* **DATA**
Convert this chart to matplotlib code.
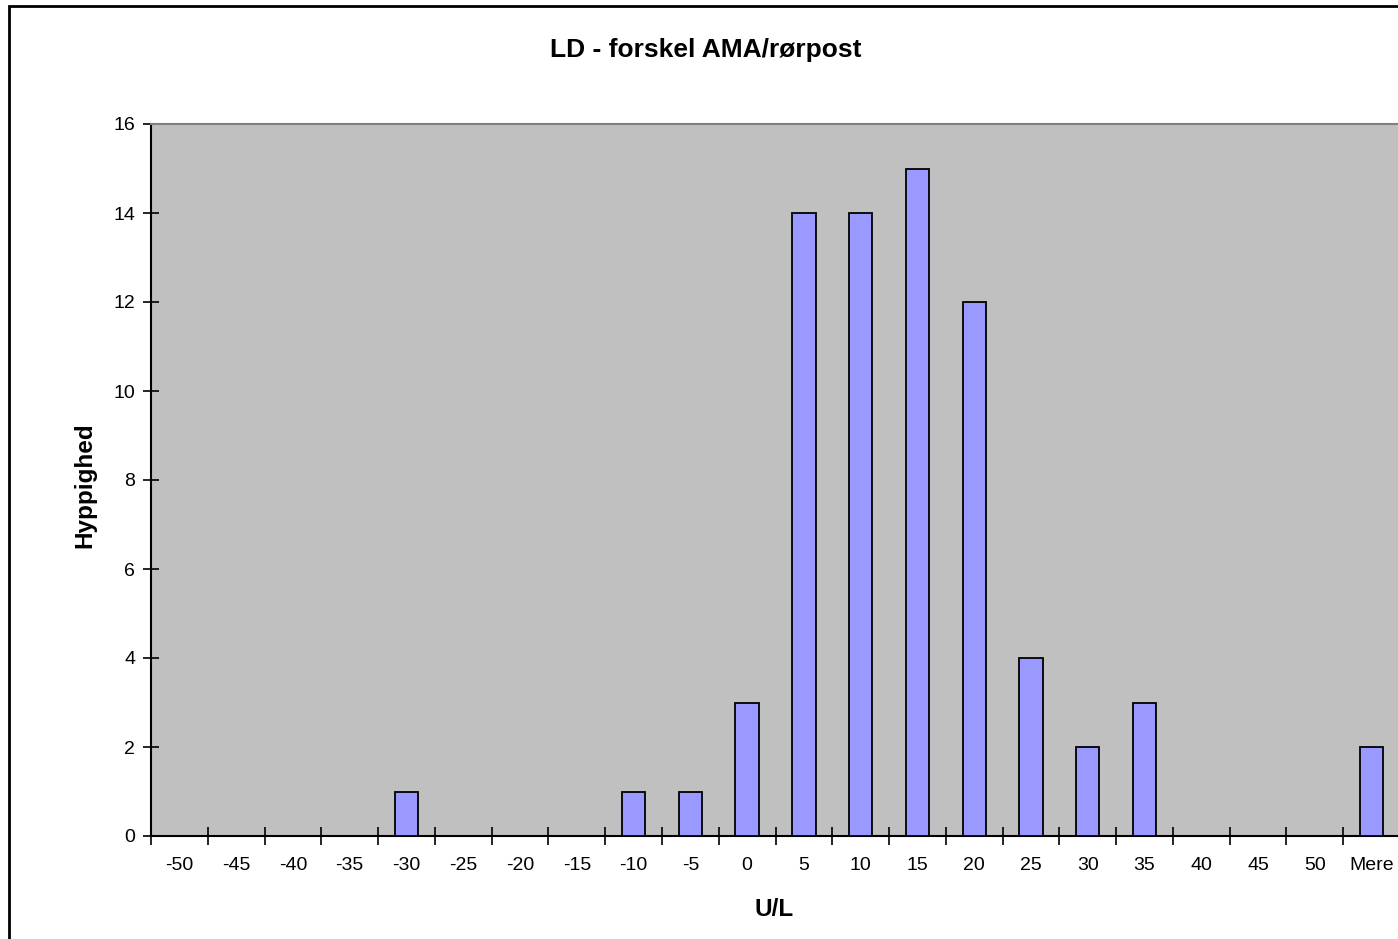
import matplotlib
matplotlib.use("Agg")
import matplotlib.pyplot as plt
from matplotlib.patches import Rectangle

# histogram bins and counts
bins = ["-50", "-45", "-40", "-35", "-30", "-25", "-20", "-15", "-10", "-5", "0",
        "5", "10", "15", "20", "25", "30", "35", "40", "45", "50", "Mere"]
counts = [0, 0, 0, 0, 1, 0, 0, 0, 1, 1, 3, 14, 14, 15, 12, 4, 2, 3, 0, 0, 0, 2]

W, H = 1398, 939
fig = plt.figure(figsize=(W / 100, H / 100), dpi=100)
plt.rcParams["font.family"] = ["Liberation Sans", "DejaVu Sans"]

# outer chart border (right/bottom run off the picture)
fig.patches.append(Rectangle((9 / W, -0.05), 1.1, 1 - 6 / H + 0.05, transform=fig.transFigure,
                             fill=False, edgecolor="black", linewidth=2))

ax = fig.add_axes([151 / W, 1 - 836 / H, (1400 - 151) / W, (836 - 124) / H])
ax.set_facecolor("#C0C0C0")

x = list(range(len(bins)))
ax.bar(x, counts, width=0.41, color="#9999FF", edgecolor="black", linewidth=1.3, zorder=3)

ax.set_xlim(-0.5, len(bins) - 0.5)
ax.set_ylim(0, 16)
ax.set_yticks(range(0, 17, 2))
ax.set_xticks([i + 0.5 for i in range(-1, len(bins) - 1)], minor=False)
ax.set_xticklabels([])
ax.set_xticks(x, minor=True)
ax.set_xticklabels(bins, minor=True)
ax.tick_params(axis="x", which="major", direction="inout", length=13, width=1.2)
ax.tick_params(axis="x", which="minor", length=0, pad=15, labelsize=14)
ax.tick_params(axis="y", direction="inout", length=11, width=1.2, labelsize=14, pad=6)

for s in ["left", "bottom"]:
    ax.spines[s].set_linewidth(1.5)
    ax.spines[s].set_color("black")
ax.spines["top"].set_color("#808080")
ax.spines["top"].set_linewidth(1.5)
ax.spines["right"].set_visible(False)

fig.text(774 / W, 1 - 910 / H, "U/L", ha="center", va="center", fontsize=17.5, fontweight="bold")
fig.text(85 / W, 1 - 485 / H, "Hyppighed", ha="center", va="center", rotation=90,
         fontsize=17.5, fontweight="bold")
fig.text(706 / W, 1 - 50 / H, "LD - forskel AMA/rørpost", ha="center", va="center",
         fontsize=19, fontweight="bold")

fig.savefig("out.png", dpi=100)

* **DIRECTIVE**
Find the lines that include the string "chart", then copy each of them.

* **OUTPUT FOR THIS EXERCISE**
Convert this chart to matplotlib code.
# outer chart border (right/bottom run off the picture)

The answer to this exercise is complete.